■ **CHALLENGE**: Pictures stay out of the copy; restate everything else in the material exactly.

• • • • • • •

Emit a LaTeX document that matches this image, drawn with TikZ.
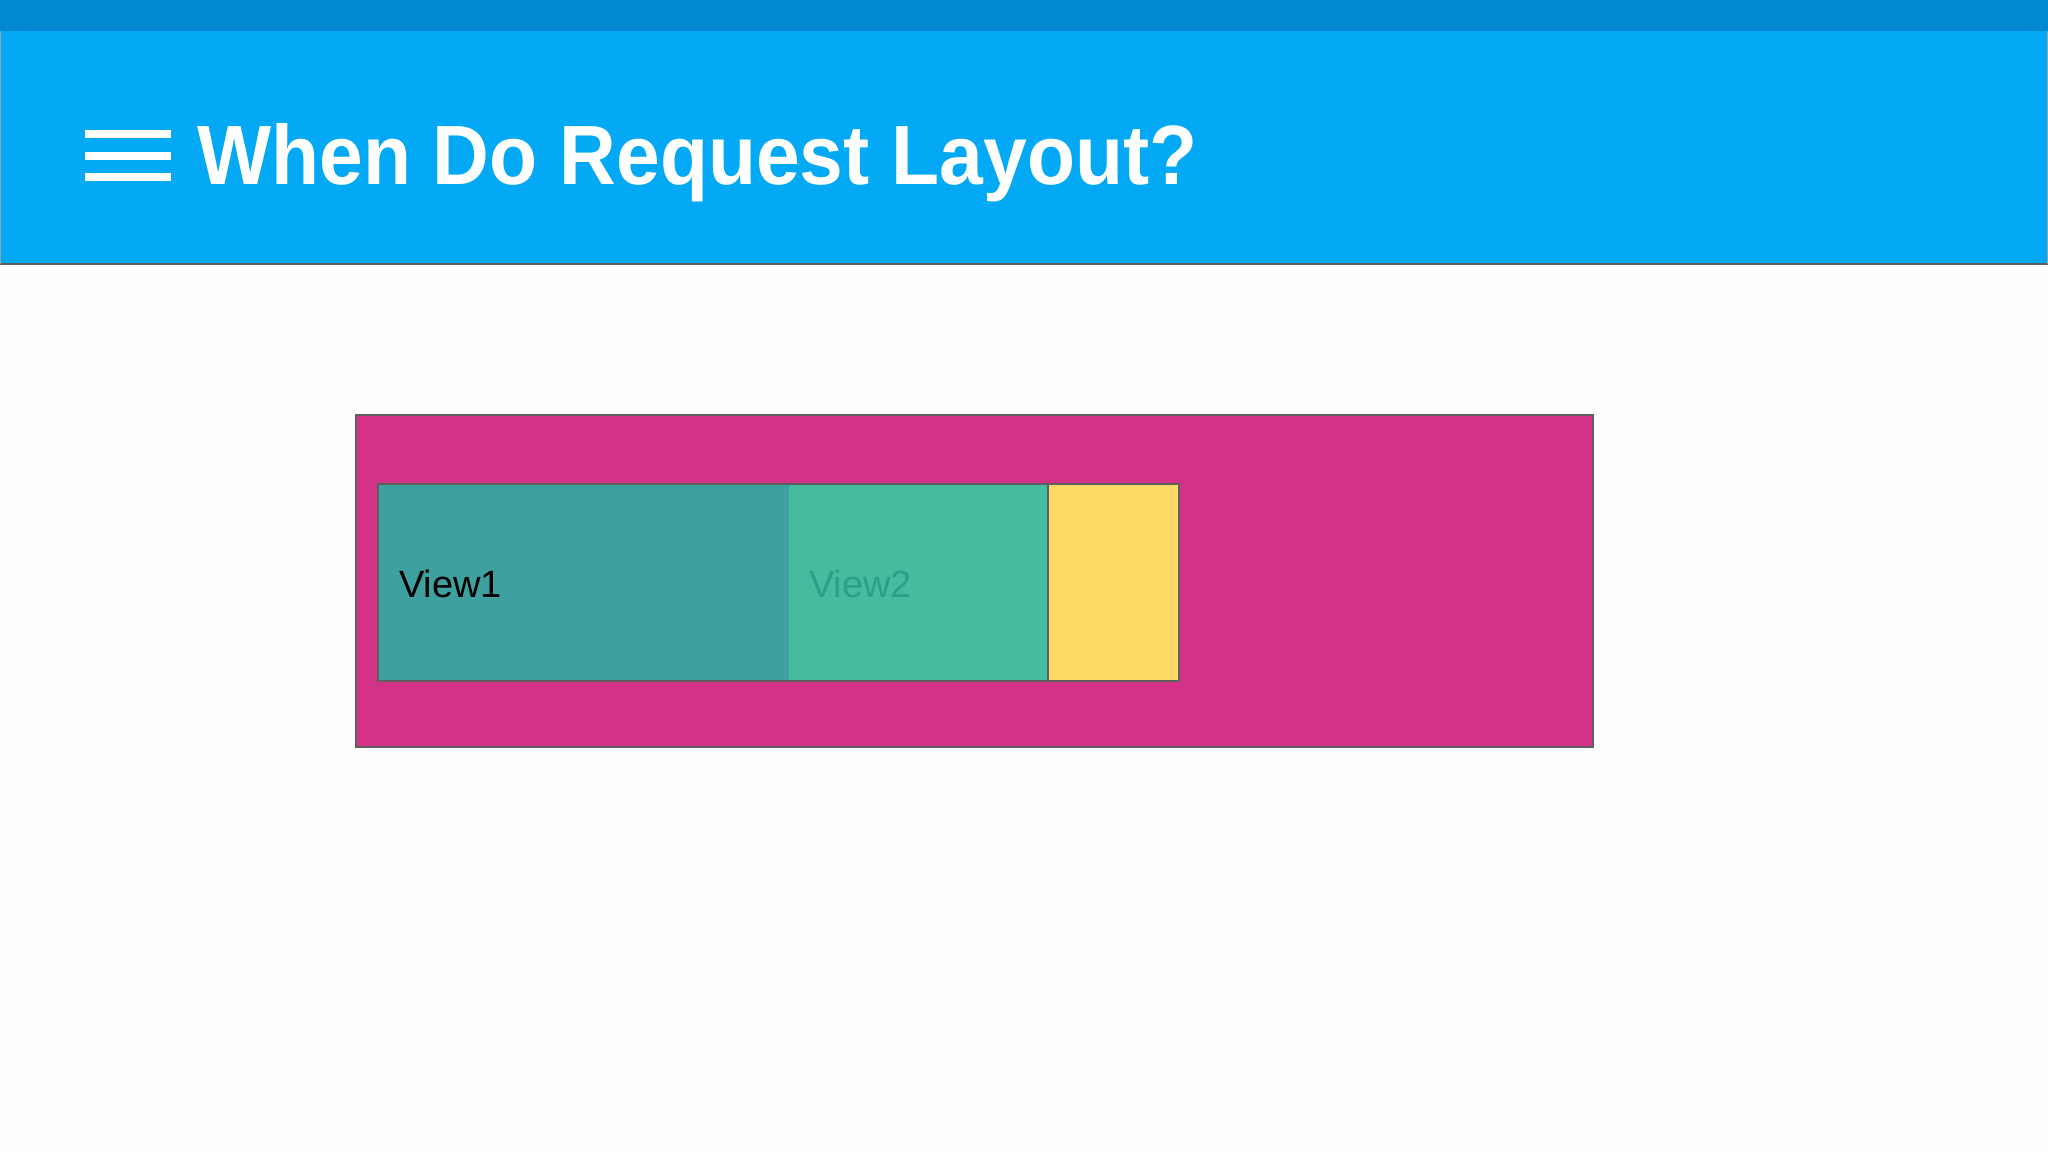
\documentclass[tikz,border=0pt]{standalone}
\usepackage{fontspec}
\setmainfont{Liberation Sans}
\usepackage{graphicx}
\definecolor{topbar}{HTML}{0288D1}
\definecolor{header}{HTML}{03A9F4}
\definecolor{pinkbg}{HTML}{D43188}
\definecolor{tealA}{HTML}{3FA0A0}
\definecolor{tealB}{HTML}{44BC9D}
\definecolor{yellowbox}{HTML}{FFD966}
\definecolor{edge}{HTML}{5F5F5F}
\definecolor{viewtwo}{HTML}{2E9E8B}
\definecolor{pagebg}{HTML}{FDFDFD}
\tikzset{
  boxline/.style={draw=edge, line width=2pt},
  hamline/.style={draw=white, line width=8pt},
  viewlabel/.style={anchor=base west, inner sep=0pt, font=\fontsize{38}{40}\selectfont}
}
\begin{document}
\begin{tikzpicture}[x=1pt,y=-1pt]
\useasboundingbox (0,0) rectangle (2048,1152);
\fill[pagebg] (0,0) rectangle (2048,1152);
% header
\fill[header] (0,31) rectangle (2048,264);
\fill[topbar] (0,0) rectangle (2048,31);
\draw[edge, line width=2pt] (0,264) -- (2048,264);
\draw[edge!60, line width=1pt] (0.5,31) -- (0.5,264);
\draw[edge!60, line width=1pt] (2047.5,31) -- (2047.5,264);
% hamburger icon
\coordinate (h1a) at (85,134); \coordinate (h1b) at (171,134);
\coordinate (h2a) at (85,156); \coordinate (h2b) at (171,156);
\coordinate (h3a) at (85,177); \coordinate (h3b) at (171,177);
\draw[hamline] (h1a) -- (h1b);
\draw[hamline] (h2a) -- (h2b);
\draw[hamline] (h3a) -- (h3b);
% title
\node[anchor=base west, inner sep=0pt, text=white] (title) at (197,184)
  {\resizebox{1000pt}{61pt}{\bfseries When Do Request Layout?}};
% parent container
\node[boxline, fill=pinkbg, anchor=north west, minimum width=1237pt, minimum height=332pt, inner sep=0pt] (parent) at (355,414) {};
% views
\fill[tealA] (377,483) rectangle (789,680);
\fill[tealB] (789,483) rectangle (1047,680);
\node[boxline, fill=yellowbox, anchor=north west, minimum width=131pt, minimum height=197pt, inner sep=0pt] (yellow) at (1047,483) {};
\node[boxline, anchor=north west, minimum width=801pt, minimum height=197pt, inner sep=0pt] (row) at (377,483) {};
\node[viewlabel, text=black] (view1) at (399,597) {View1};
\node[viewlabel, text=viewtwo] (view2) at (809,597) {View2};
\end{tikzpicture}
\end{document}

• • • • • • •

■ **TASK OUTPUT**:
Emit a LaTeX document that matches this image, drawn with TikZ.
\documentclass[tikz,border=0pt]{standalone}
\usepackage{fontspec}
\setmainfont{Liberation Sans}
\usepackage{graphicx}
\definecolor{topbar}{HTML}{0288D1}
\definecolor{header}{HTML}{03A9F4}
\definecolor{pinkbg}{HTML}{D43188}
\definecolor{tealA}{HTML}{3FA0A0}
\definecolor{tealB}{HTML}{44BC9D}
\definecolor{yellowbox}{HTML}{FFD966}
\definecolor{edge}{HTML}{5F5F5F}
\definecolor{viewtwo}{HTML}{2E9E8B}
\definecolor{pagebg}{HTML}{FDFDFD}
\tikzset{
  boxline/.style={draw=edge, line width=2pt},
  hamline/.style={draw=white, line width=8pt},
  viewlabel/.style={anchor=base west, inner sep=0pt, font=\fontsize{38}{40}\selectfont}
}
\begin{document}
\begin{tikzpicture}[x=1pt,y=-1pt]
\useasboundingbox (0,0) rectangle (2048,1152);
\fill[pagebg] (0,0) rectangle (2048,1152);
% header
\fill[header] (0,31) rectangle (2048,264);
\fill[topbar] (0,0) rectangle (2048,31);
\draw[edge, line width=2pt] (0,264) -- (2048,264);
\draw[edge!60, line width=1pt] (0.5,31) -- (0.5,264);
\draw[edge!60, line width=1pt] (2047.5,31) -- (2047.5,264);
% hamburger icon
\coordinate (h1a) at (85,134); \coordinate (h1b) at (171,134);
\coordinate (h2a) at (85,156); \coordinate (h2b) at (171,156);
\coordinate (h3a) at (85,177); \coordinate (h3b) at (171,177);
\draw[hamline] (h1a) -- (h1b);
\draw[hamline] (h2a) -- (h2b);
\draw[hamline] (h3a) -- (h3b);
% title
\node[anchor=base west, inner sep=0pt, text=white] (title) at (197,184)
  {\resizebox{1000pt}{61pt}{\bfseries When Do Request Layout?}};
% parent container
\node[boxline, fill=pinkbg, anchor=north west, minimum width=1237pt, minimum height=332pt, inner sep=0pt] (parent) at (355,414) {};
% views
\fill[tealA] (377,483) rectangle (789,680);
\fill[tealB] (789,483) rectangle (1047,680);
\node[boxline, fill=yellowbox, anchor=north west, minimum width=131pt, minimum height=197pt, inner sep=0pt] (yellow) at (1047,483) {};
\node[boxline, anchor=north west, minimum width=801pt, minimum height=197pt, inner sep=0pt] (row) at (377,483) {};
\node[viewlabel, text=black] (view1) at (399,597) {View1};
\node[viewlabel, text=viewtwo] (view2) at (809,597) {View2};
\end{tikzpicture}
\end{document}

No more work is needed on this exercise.